Scientific classification
- Kingdom: Plantae
- Clade: Tracheophytes
- Clade: Angiosperms
- Clade: Eudicots
- Clade: Rosids
- Order: Fagales
- Family: Fagaceae
- Genus: Castanopsis
- Species: C. javanica
- Binomial name: Castanopsis javanica (Blume) A.DC.
- Synonyms: Castanea javanica (Blume) Blume; Castanea montana Blume; Castanopsis discocarpa (Hance) Hance; Castanopsis lentiginosa E.F.Warb.; Castanopsis penangensis A.Camus; Fagus javanica Blume; Pasania discocarpa (Hance) Gamble; Quercus discocarpa Hance; Quercus javanica (Blume) Drake; Synaedrys discocarpa (Hance) Koidz.;

= Castanopsis javanica =

- Genus: Castanopsis
- Species: javanica
- Authority: (Blume) A.DC.
- Conservation status: LC
- Synonyms: Castanea javanica , Castanea montana , Castanopsis discocarpa , Castanopsis lentiginosa , Castanopsis penangensis , Fagus javanica , Pasania discocarpa , Quercus discocarpa , Quercus javanica , Synaedrys discocarpa

Species of tree

Castanopsis javanica, the Javan chestnut-oak, is a tree in the beech family Fagaceae. The specific epithet javanica is from the Latin, meaning "of Java".

==Description==
Castanopsis javanica grows as a tree up to 40 m tall with a trunk diameter of up to 100 cm. The brown bark is smooth or scaly. The coriaceous leaves measure up to 13 cm long. Its discoid to ovoid nuts measure up to 2.5 cm long.
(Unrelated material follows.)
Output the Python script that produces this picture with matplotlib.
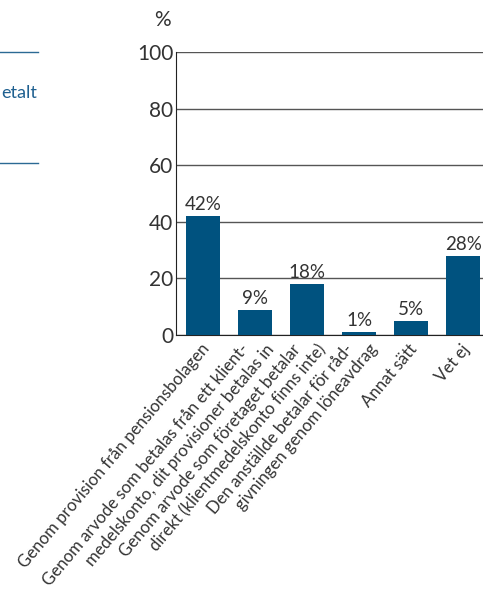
import matplotlib
matplotlib.use("Agg")
import matplotlib.pyplot as plt
from matplotlib.lines import Line2D
from matplotlib.transforms import offset_copy

# data
kategorier = [
    "Genom provision från pensionsbolagen",
    "Genom arvode som betalas från ett klient-\nmedelskonto, dit provisioner betalas in",
    "Genom arvode som företaget betalar\ndirekt (klientmedelskonto finns inte)",
    "Den anställde betalar för råd-\ngivningen genom löneavdrag",
    "Annat sätt",
    "Vet ej",
]
andel = [42, 9, 18, 1, 5, 28]
yticks = [0, 20, 40, 60, 80, 100]

BLA = "#00527f"
GRA = "#333333"
plt.rcParams["font.family"] = ["Lato", "DejaVu Sans"]

fig = plt.figure(figsize=(4.83, 6.03), dpi=100)
ax = fig.add_axes([176/483, 1 - 335/603, 1 - 176/483, (335 - 52)/603])

x = list(range(len(andel)))
bars = ax.bar(x, andel, width=0.65, color=BLA, zorder=3)
ax.bar_label(bars, labels=[f"{v}%" for v in andel], padding=2,
             fontsize=13.5, color=GRA)

ax.set_ylim(0, 100)
ax.set_xlim(-0.52, 5.38)
ax.set_yticks(yticks)
ax.set_yticklabels([str(v) for v in yticks], fontsize=15, color=GRA)
ax.yaxis.grid(True, color="#555555", linewidth=1.0, zorder=0)
ax.set_axisbelow(True)
ax.tick_params(axis="y", length=0, pad=2)
ax.set_xticks(x)
ax.set_xticklabels([])
ax.tick_params(axis="x", length=0)

# kategorietiketter, varje rad för sig, förskjutna i sidled
trans = ax.get_xaxis_transform()
for xi, lab in zip(x, kategorier):
    rader = lab.split("\n")
    n = len(rader)
    for i, rad in enumerate(rader):
        dx = (i - (n - 1) / 2) * 25 - 3
        t = offset_copy(trans, fig=fig, x=dx, y=-6, units="dots")
        ax.text(xi, 0, rad, transform=t, rotation=50, rotation_mode="anchor",
                ha="right", va="top", fontsize=12.1, color=GRA, clip_on=False)

for s in ["top", "right"]:
    ax.spines[s].set_visible(False)
ax.spines["left"].set_color("#222222")
ax.spines["bottom"].set_color("#222222")

fig.text(162/483, 1 - 20/603, "%", fontsize=15, color=GRA,
         ha="center", va="center")

# rest av grannfiguren till vänster
for yy in [52, 163]:
    fig.add_artist(Line2D([0, 38/483], [1 - yy/603, 1 - yy/603],
                          color="#2b6a94", linewidth=1.0))
fig.text(1/483, 1 - 93/603, "etalt", fontsize=13, color="#1f6090",
         ha="left", va="center")

fig.savefig("out.png", dpi=100)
==Distribution and habitat==
Castanopsis javanica grows naturally in Thailand, Borneo, Java, Peninsular Malaysia and Sumatra. Its habitat is hill dipterocarp forests up to 1000 m altitude.

==Uses==
The wood is locally used in construction. The bark can be used in tanning. The nuts are considered edible.